At a time when voters across Europe have ousted incumbents amid economic woes, a Hollande victory would tilt the continent's political balance to the left as EU states such as Greece, Italy, Ireland and Spain work to wriggle their way out of crushing state debts.
Foreign policy has played barely a role in this campaign but will be a big part of the next president's job. Candidates of many stripes want to bring France's 3,600 troops home from the NATO-led mission in Afghanistan, and Hollande has vowed a fast timetable: A pullout by the end of this year.
The campaign has often centered on hot-button issues such as immigration, Islam in France, and calls for higher taxes on the rich — which experts suggest will in fact have little effect on France's high state budget deficit.
Hollande, who wants to tax high-income earners at 75 percent, has tapped into a fear of the free market that has always held more sway in France than almost anywhere in the West, and has enjoyed a resurgence in the era of Occupy Wall Street and anti-banker backlash.
"I think most people are not satisfied with the last five years, people want change, especially in terms of job creation," said voter Eli Lazovsky, a 38-year-old hotel manager, after casting a ballot in a well-to-do Paris neighborhood off the Champs-Elysees.
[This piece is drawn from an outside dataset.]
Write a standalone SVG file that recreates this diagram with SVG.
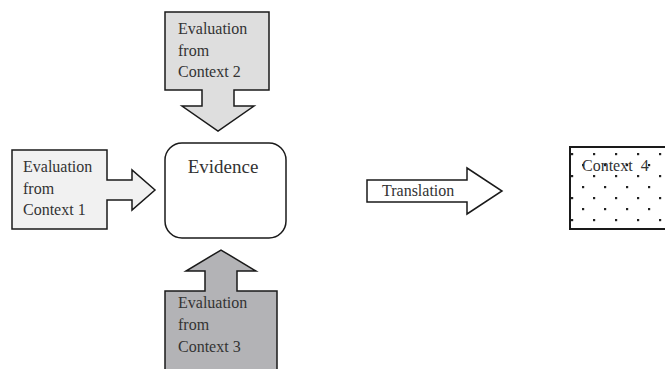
<svg xmlns="http://www.w3.org/2000/svg" width="665" height="369" viewBox="0 0 665 369">
<style>
.sh{stroke:#1a1a1a;stroke-width:1.5;stroke-linejoin:miter}
.t{font-family:"Liberation Serif","Times New Roman",serif;font-size:16px;fill:#333}
.d{fill:#222}
</style>
<defs>
<pattern id="dots" x="572" y="154" width="22" height="22" patternUnits="userSpaceOnUse">
<rect class="d" x="-1" y="-1" width="2.2" height="2.2"/>
<rect class="d" x="10" y="10" width="2.2" height="2.2"/>
<rect class="d" x="21" y="-1" width="2.2" height="2.2"/>
<rect class="d" x="-1" y="21" width="2.2" height="2.2"/>
<rect class="d" x="21" y="21" width="2.2" height="2.2"/>
</pattern>
</defs>
<rect width="665" height="369" fill="#fff"/>
<g id="connectors">
<polygon id="translation-arrow" class="sh" fill="#fff" points="367,180 467,180 467,168 502,191 467,214 467,202 367,202"/>
<text class="t" x="382" y="196">Translation</text>
</g>
<g id="evidence">
<rect class="sh" fill="#fff" x="165" y="143" width="121" height="95" rx="17" ry="17"/>
<text class="t" x="223" y="173" text-anchor="middle" style="font-size:19px">Evidence</text>
</g>
<g id="context2">
<polygon class="sh" fill="#dedede" points="165,12 269,12 269,90 234,90 234,106 254,106 218,131 182,106 202,106 202,90 165,90"/>
<text class="t" x="178" y="34">Evaluation</text>
<text class="t" x="178" y="56">from</text>
<text class="t" x="178" y="77">Context 2</text>
</g>
<g id="context1">
<polygon class="sh" fill="#f1f1f1" points="12,150 107,150 107,180 132,180 132,170 155,190 132,210 132,200 107,200 107,229 12,229"/>
<text class="t" x="23" y="172">Evaluation</text>
<text class="t" x="23" y="194">from</text>
<text class="t" x="23" y="215">Context 1</text>
</g>
<g id="context3">
<polygon class="sh" fill="#b3b3b6" points="165,291 205,291 205,271 186,271 221,250 256,271 237,271 237,291 277,291 277,372 165,372"/>
<text class="t" x="178" y="308">Evaluation</text>
<text class="t" x="178" y="330">from</text>
<text class="t" x="178" y="352">Context 3</text>
</g>
<g id="context4">
<rect x="570" y="147" width="100" height="82" fill="url(#dots)" stroke="#1a1a1a" stroke-width="2"/>
<text class="t" x="582" y="171" style="word-spacing:4px">Context 4</text>
</g>
</svg>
More than anything else, this campaign is a referendum on the man currently in charge.
Sarkozy inspired voters in 2007 with pledges to break with the past and make France a more dynamic economy. After an initial wave of reforms, his momentum fizzled.
Municipal employee Marie-Francaise Gouyet, 55, said she didn't believe the polls that suggested that Sarkozy is likely to lose to Hollande in the second round. She said she favored the president's economic policies.
"We don't have the choice, we have to stick to austerity," she said, adding that she voted for Sarkozy. "'Sarko' put in place important reforms like for pensions. He has a good record for his first 5 years."
Entrepreneur Mohammed Derisse, 37, who backs Hollande, countered: "We can't spend much more money. But the president has to do it with less pressure. Sarkozy was too much pressure. Hollande wants to do it in a soft way, not hurt the people."
Sarkozy is battling to avoid becoming France's first one-term president since Valery Giscard d'Estaing lost to Socialist Francois Mitterrand in 1981.
Sarkozy has said he'll pull out of politics if he loses.